** BEGIN Dataset excerpts **

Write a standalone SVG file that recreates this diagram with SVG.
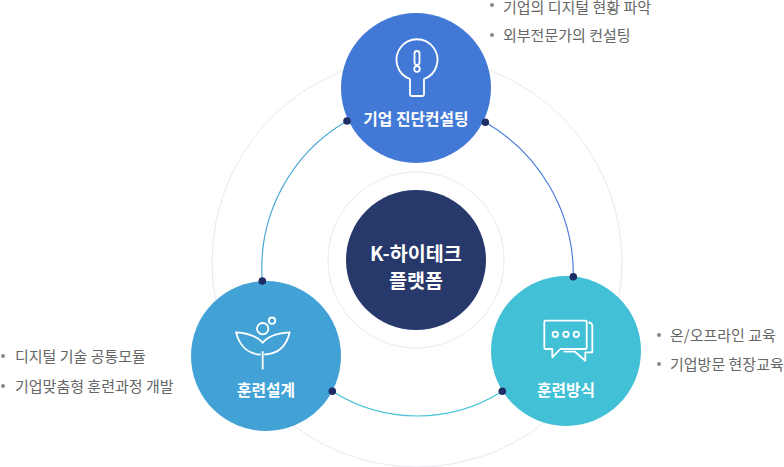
<svg xmlns="http://www.w3.org/2000/svg" width="784" height="467" viewBox="0 0 784 467">
<style>
text{font-family:"Noto Sans CJK KR","Noto Sans",sans-serif}
.t{fill:#fff;font-size:15.800px;font-weight:700;text-anchor:middle}
.c{fill:#fff;font-size:19.600px;font-weight:700;text-anchor:middle}
.l{fill:#666;font-size:15px}
.ring{fill:none;stroke:#e9e9ef;stroke-width:1}
.arc{fill:none;stroke-width:1.200}
.dot{fill:#1f2d66}
.b{fill:#888}
.i{fill:none;stroke:#fff;stroke-width:1.800;stroke-linejoin:round;stroke-linecap:round}
</style>
<g id="connectors">
<circle class="ring" cx="416" cy="260" r="88"/>
<circle class="ring" cx="417" cy="262" r="205"/>
<path class="arc" d="M347 121A170 170 0 0 0 262.300 281" stroke="#4aa8d6"/>
<path class="arc" d="M485.300 122.300A176 176 0 0 1 573.300 276.700" stroke="#4b7edb"/>
<path class="arc" d="M332.300 391.300A158.600 158.600 0 0 0 502.300 391.300" stroke="#41c0d6"/>
</g>
<g id="center"><circle cx="416" cy="260" r="70" fill="#27396b"/>
<text class="c" x="416" y="261">K-하이테크</text><text class="c" x="416" y="288">플랫폼</text></g>
<g id="node-top"><circle cx="416" cy="88" r="75" fill="#4379d6"/>
<path class="i" d="M410 79A20.500 20.500 0 1 1 424 79V94.500Q424 96 422.500 96H411.500Q410 96 410 94.500Z"/>
<rect class="i" x="414.500" y="51" width="5" height="14" rx="2.500"/><circle class="i" cx="417" cy="69" r="2.800"/>
<text class="t" x="416" y="125">기업 진단컨설팅</text></g>
<g id="node-left"><circle cx="266" cy="356" r="75" fill="#42a2d6"/>
<circle class="i" cx="262.700" cy="328.700" r="5.700"/><circle class="i" cx="272" cy="320.700" r="3.200"/>
<path class="i" d="M260 354.500C250 354 240 348 236 332.300C248 333 257 336 262.700 342.700C268 336 278 333 289.700 332.300C286 348 276 354 265 354.500M262.700 352V368.700"/>
<text class="t" x="266" y="396">훈련설계</text></g>
<g id="node-right"><circle cx="566" cy="351" r="75" fill="#41c0d6"/>
<path class="i" d="M545.500 320.700H585.500Q586.700 320.700 586.700 322V347.700Q586.700 349 585.500 349H560.300L552.300 357.300V349H545.500Q544.300 349 544.300 347.700V322Q544.300 320.700 545.500 320.700Z"/>
<path class="i" d="M589 322.500Q592.300 323 592.300 326V352.300H585.300V360.700L575 351.700H564.300"/>
<circle class="i" cx="555.300" cy="334.300" r="2.700"/><circle class="i" cx="566" cy="334.300" r="2.700"/><circle class="i" cx="576.300" cy="334.300" r="2.700"/>
<text class="t" x="566" y="396">훈련방식</text></g>
<g id="dots">
<circle class="dot" cx="347" cy="121" r="3.800"/><circle class="dot" cx="485.300" cy="122.300" r="3.800"/>
<circle class="dot" cx="573.300" cy="276.700" r="3.800"/><circle class="dot" cx="502.300" cy="391.300" r="3.800"/>
<circle class="dot" cx="332.300" cy="391.300" r="3.800"/><circle class="dot" cx="262.300" cy="281" r="3.800"/>
</g>
<g id="labels">
<circle class="b" cx="492" cy="5" r="2"/><text class="l" x="503" y="13">기업의 디지털 현황 파악</text>
<circle class="b" cx="492" cy="35" r="2"/><text class="l" x="503" y="41">외부전문가의 컨설팅</text>
<circle class="b" cx="3" cy="356" r="2"/><text class="l" x="15" y="362">디지털 기술 공통모듈</text>
<circle class="b" cx="3" cy="386" r="2"/><text class="l" x="15" y="392">기업맞춤형 훈련과정 개발</text>
<circle class="b" cx="659" cy="335" r="2"/><text class="l" x="670" y="341">온/오프라인 교육</text>
<circle class="b" cx="659" cy="364" r="2"/><text class="l" x="670" y="370">기업방문 현장교육</text>
</g>
</svg>
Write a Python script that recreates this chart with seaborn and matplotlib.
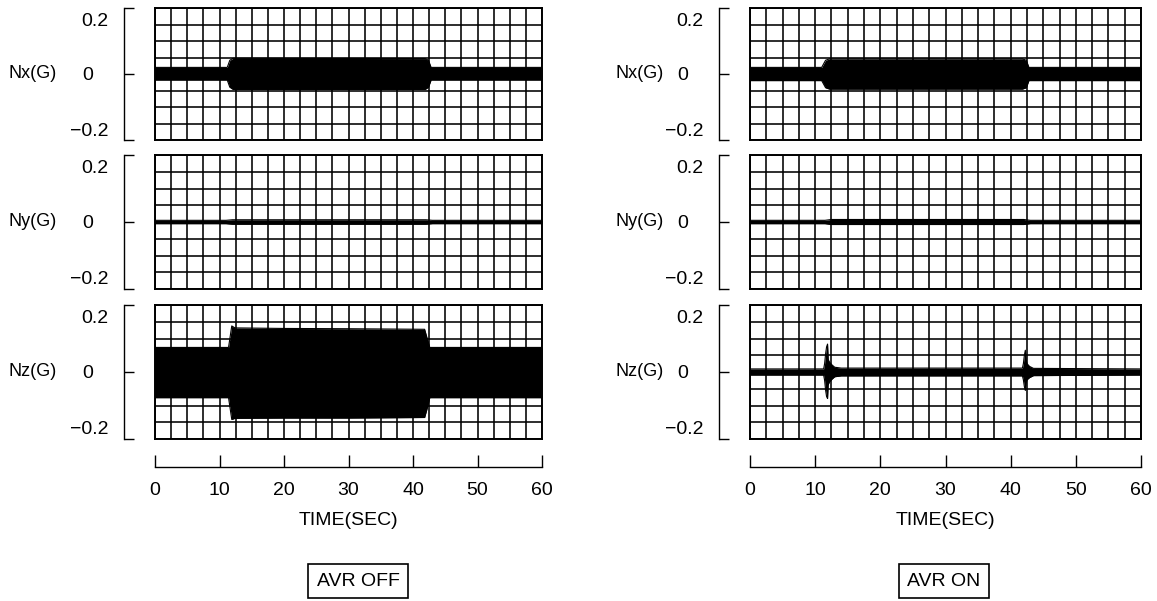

** END Dataset excerpts **

Write the listing above out again exactly, dropping each image.

Write a standalone SVG file that recreates this diagram with SVG.
<svg xmlns="http://www.w3.org/2000/svg" width="784" height="467" viewBox="0 0 784 467">
<style>
text{font-family:"Noto Sans CJK KR","Noto Sans",sans-serif}
.t{fill:#fff;font-size:15.800px;font-weight:700;text-anchor:middle}
.c{fill:#fff;font-size:19.600px;font-weight:700;text-anchor:middle}
.l{fill:#666;font-size:15px}
.ring{fill:none;stroke:#e9e9ef;stroke-width:1}
.arc{fill:none;stroke-width:1.200}
.dot{fill:#1f2d66}
.b{fill:#888}
.i{fill:none;stroke:#fff;stroke-width:1.800;stroke-linejoin:round;stroke-linecap:round}
</style>
<g id="connectors">
<circle class="ring" cx="416" cy="260" r="88"/>
<circle class="ring" cx="417" cy="262" r="205"/>
<path class="arc" d="M347 121A170 170 0 0 0 262.300 281" stroke="#4aa8d6"/>
<path class="arc" d="M485.300 122.300A176 176 0 0 1 573.300 276.700" stroke="#4b7edb"/>
<path class="arc" d="M332.300 391.300A158.600 158.600 0 0 0 502.300 391.300" stroke="#41c0d6"/>
</g>
<g id="center"><circle cx="416" cy="260" r="70" fill="#27396b"/>
<text class="c" x="416" y="261">K-하이테크</text><text class="c" x="416" y="288">플랫폼</text></g>
<g id="node-top"><circle cx="416" cy="88" r="75" fill="#4379d6"/>
<path class="i" d="M410 79A20.500 20.500 0 1 1 424 79V94.500Q424 96 422.500 96H411.500Q410 96 410 94.500Z"/>
<rect class="i" x="414.500" y="51" width="5" height="14" rx="2.500"/><circle class="i" cx="417" cy="69" r="2.800"/>
<text class="t" x="416" y="125">기업 진단컨설팅</text></g>
<g id="node-left"><circle cx="266" cy="356" r="75" fill="#42a2d6"/>
<circle class="i" cx="262.700" cy="328.700" r="5.700"/><circle class="i" cx="272" cy="320.700" r="3.200"/>
<path class="i" d="M260 354.500C250 354 240 348 236 332.300C248 333 257 336 262.700 342.700C268 336 278 333 289.700 332.300C286 348 276 354 265 354.500M262.700 352V368.700"/>
<text class="t" x="266" y="396">훈련설계</text></g>
<g id="node-right"><circle cx="566" cy="351" r="75" fill="#41c0d6"/>
<path class="i" d="M545.500 320.700H585.500Q586.700 320.700 586.700 322V347.700Q586.700 349 585.500 349H560.300L552.300 357.300V349H545.500Q544.300 349 544.300 347.700V322Q544.300 320.700 545.500 320.700Z"/>
<path class="i" d="M589 322.500Q592.300 323 592.300 326V352.300H585.300V360.700L575 351.700H564.300"/>
<circle class="i" cx="555.300" cy="334.300" r="2.700"/><circle class="i" cx="566" cy="334.300" r="2.700"/><circle class="i" cx="576.300" cy="334.300" r="2.700"/>
<text class="t" x="566" y="396">훈련방식</text></g>
<g id="dots">
<circle class="dot" cx="347" cy="121" r="3.800"/><circle class="dot" cx="485.300" cy="122.300" r="3.800"/>
<circle class="dot" cx="573.300" cy="276.700" r="3.800"/><circle class="dot" cx="502.300" cy="391.300" r="3.800"/>
<circle class="dot" cx="332.300" cy="391.300" r="3.800"/><circle class="dot" cx="262.300" cy="281" r="3.800"/>
</g>
<g id="labels">
<circle class="b" cx="492" cy="5" r="2"/><text class="l" x="503" y="13">기업의 디지털 현황 파악</text>
<circle class="b" cx="492" cy="35" r="2"/><text class="l" x="503" y="41">외부전문가의 컨설팅</text>
<circle class="b" cx="3" cy="356" r="2"/><text class="l" x="15" y="362">디지털 기술 공통모듈</text>
<circle class="b" cx="3" cy="386" r="2"/><text class="l" x="15" y="392">기업맞춤형 훈련과정 개발</text>
<circle class="b" cx="659" cy="335" r="2"/><text class="l" x="670" y="341">온/오프라인 교육</text>
<circle class="b" cx="659" cy="364" r="2"/><text class="l" x="670" y="370">기업방문 현장교육</text>
</g>
</svg>
Write a Python script that recreates this chart with seaborn and matplotlib.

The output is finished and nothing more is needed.